Hmm. But then does simply the hash value “2” for a Level 2 heading encode both its level and that there are two levels above it? Is the problem with such as simple approach the following?

Level 0.A: hash = 0
    Level 1.A: hash = 1
        Level 2.A: hash = 2
        Level 2.B: hash = 2 <-- Collision
    Level 1.B: hash = 1 <-- Collision
        Level 2.A: hash = 2

marijn · January 22, 2024, 2:29pm

Yes, if that is how the hash works, that would be bad. But it isn’t, as even the most cursory glance at the code would have showed you.

superlou · January 22, 2024, 6:21pm

Sorry, I understand the hashing algorithm provided was different than the very naive approach in my example.

I was trying to learn more about the design of the hash function, and since you had said you didn’t have information on that, I was trying to understand what IndentLevel represented and its hash-uniqueness needs. I’m not asking the question well, but does an IndentLevel need a document-unique hash, or is it “unique within parent,” or something like that? Since I’m working on parser that needs to combine whitespace and other elements for depth, I wanted to understand better what Lezer needed, and not explicitly how any given hash function was constructed.

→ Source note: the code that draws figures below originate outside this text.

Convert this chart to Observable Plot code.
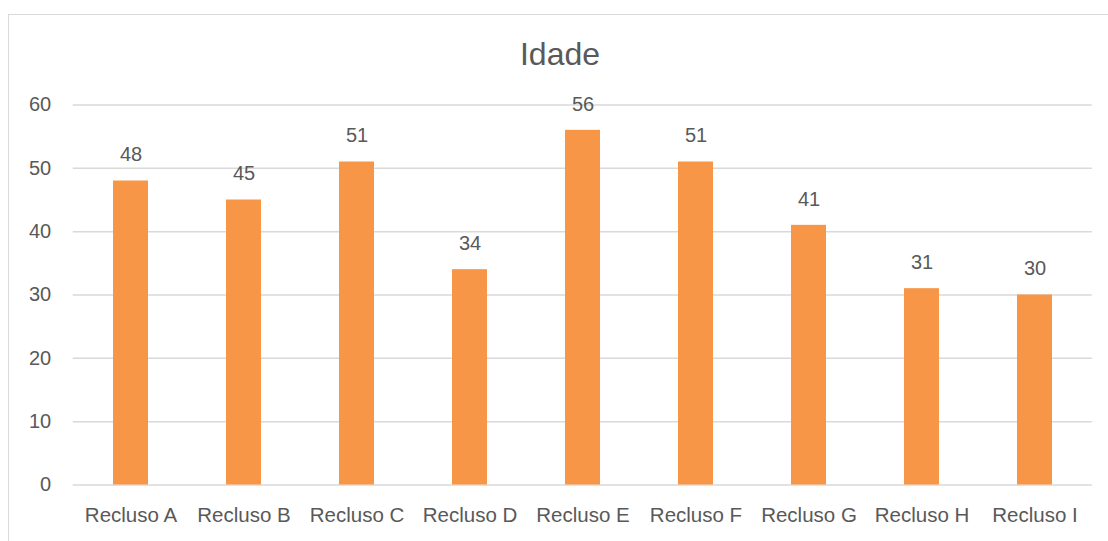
<!DOCTYPE html>
<html><head><meta charset="utf-8">
<script src="https://cdn.jsdelivr.net/npm/d3@7"></script>
<script src="https://cdn.jsdelivr.net/npm/@observablehq/plot@0.6"></script>
<style>
body{margin:0;background:#fff;width:1108px;height:541px;overflow:hidden;position:relative;font-family:"Liberation Sans",Arial,sans-serif;}
#frame{position:absolute;left:8px;top:14px;width:1200px;height:600px;border-left:1.5px solid #D9D9D9;border-top:1.5px solid #D9D9D9;}
#title{position:absolute;left:8px;width:1104px;top:35px;text-align:center;font-size:32px;color:#595959;line-height:38px;}
#chart{position:absolute;left:0;top:0;}
</style></head>
<body>
<div id="frame"></div>
<div id="title">Idade</div>
<div id="chart"></div>
<script>
const categories = ["Recluso A","Recluso B","Recluso C","Recluso D","Recluso E","Recluso F","Recluso G","Recluso H","Recluso I"];
const values = [48,45,51,34,56,51,41,31,30];
const yTicks = [0,10,20,30,40,50,60];
const data = categories.map((c,i)=>({cat:c, v:values[i]}));
const chart = Plot.plot({
  width:1108, height:541,
  marginLeft:72.7, marginRight:16.2, marginTop:104.5, marginBottom:56.5,
  style:{fontFamily:"Liberation Sans, Arial, sans-serif", fontSize:"20px", color:"#595959", background:"transparent"},
  x:{domain:categories, paddingInner:0.686, paddingOuter:0.343, label:null},
  y:{domain:[0,60], label:null},
  marks:[
    Plot.ruleY(yTicks, {stroke:"#D9D9D9", strokeWidth:1.5}),
    Plot.barY(data, {x:"cat", y:"v", fill:"#F79646"}),
    Plot.text(data, {x:"cat", y:"v", text:d=>String(d.v), dy:-26, fill:"#595959", fontSize:20}),
    Plot.axisY({ticks:yTicks, tickSize:0, tickPadding:22, fill:"#595959", fontSize:20}),
    Plot.axisX({tickSize:0, tickPadding:22, fill:"#595959", fontSize:20.5})
  ]
});
document.getElementById("chart").appendChild(chart);
</script>
</body></html>
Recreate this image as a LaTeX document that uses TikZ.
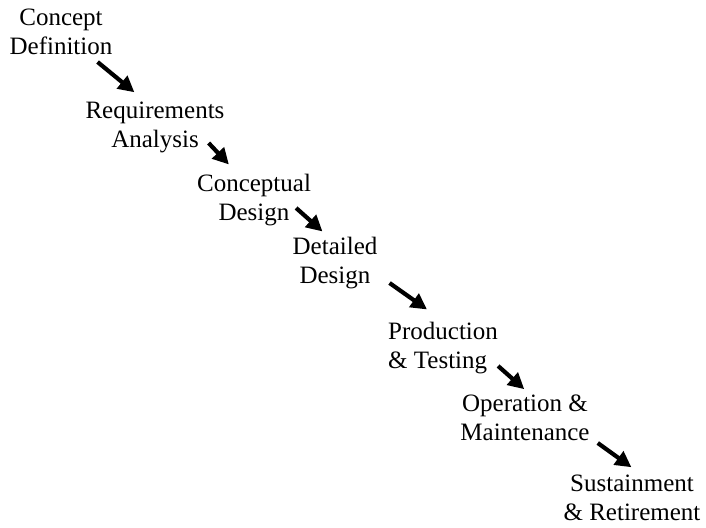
\documentclass[tikz,border=0pt]{standalone}
\usepackage{fontspec}
\setmainfont{Liberation Serif}
\usepackage{tikz}
\usetikzlibrary{positioning,arrows.meta,calc}

\begin{document}
\begin{tikzpicture}[
    x=1pt,y=1pt,
    phase/.style={inner sep=0pt,align=center,anchor=base,font=\fontsize{25}{29}\selectfont},
    arrow/.style={-{Triangle[length=16pt,width=16pt]},line width=4.2pt,color=black}
  ]
    \useasboundingbox (0,0) rectangle (706,-527);
    \node[phase] (concept) at (61,-55) {Concept\\Definition};
    \node[phase] (req) at (155,-147) {Requirements\\Analysis};
    \node[phase] (cdesign) at (254,-220) {Conceptual\\Design};
    \node[phase] (ddesign) at (335,-283) {Detailed\\Design};
    \node[phase,align=left,anchor=base west] (prod) at (388,-368) {Production\\\& Testing};
    \node[phase] (oper) at (525,-440) {Operation \&\\Maintenance};
    \node[phase] (sust) at (632,-520) {Sustainment\\\& Retirement};
    % flow between phases
    \draw[arrow] ($(concept.base east)+(-15,-7)$) -- ($(req.north west)+(49,9)$);
    \draw[arrow] ($(req.base east)+(-16,4)$) -- ($(cdesign.north west)+(32,9)$);
    \draw[arrow] ($(cdesign.base east)+(-15,12)$) -- ($(ddesign.north west)+(30,5)$);
    \draw[arrow] ($(ddesign.base east)+(12,0)$) -- ($(prod.north west)+(39,12)$);
    \draw[arrow] ($(prod.base east)+(0,2)$) -- ($(oper.north west)+(64,5)$);
    \draw[arrow] ($(oper.base east)+(8,-3)$) -- ($(sust.north west)+(68,7)$);
  \end{tikzpicture}
\end{document}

That said, I’ll keep using the suggested hash function and will see if I hit any practical issues.

marijn · January 22, 2024, 8:35pm

It’s a hash, so it’s not guaranteed to be unique, but set up in such a way that it’s likely to be unique, for a set of indentation level. But since it only encodes a stack of depth levels, it’s going to be the same at different points of a document. And that’s fine. It is used to avoid reusing content that was parsed in a different indentation context, because that wouldn’t be valid, in an indentation-sensitive language.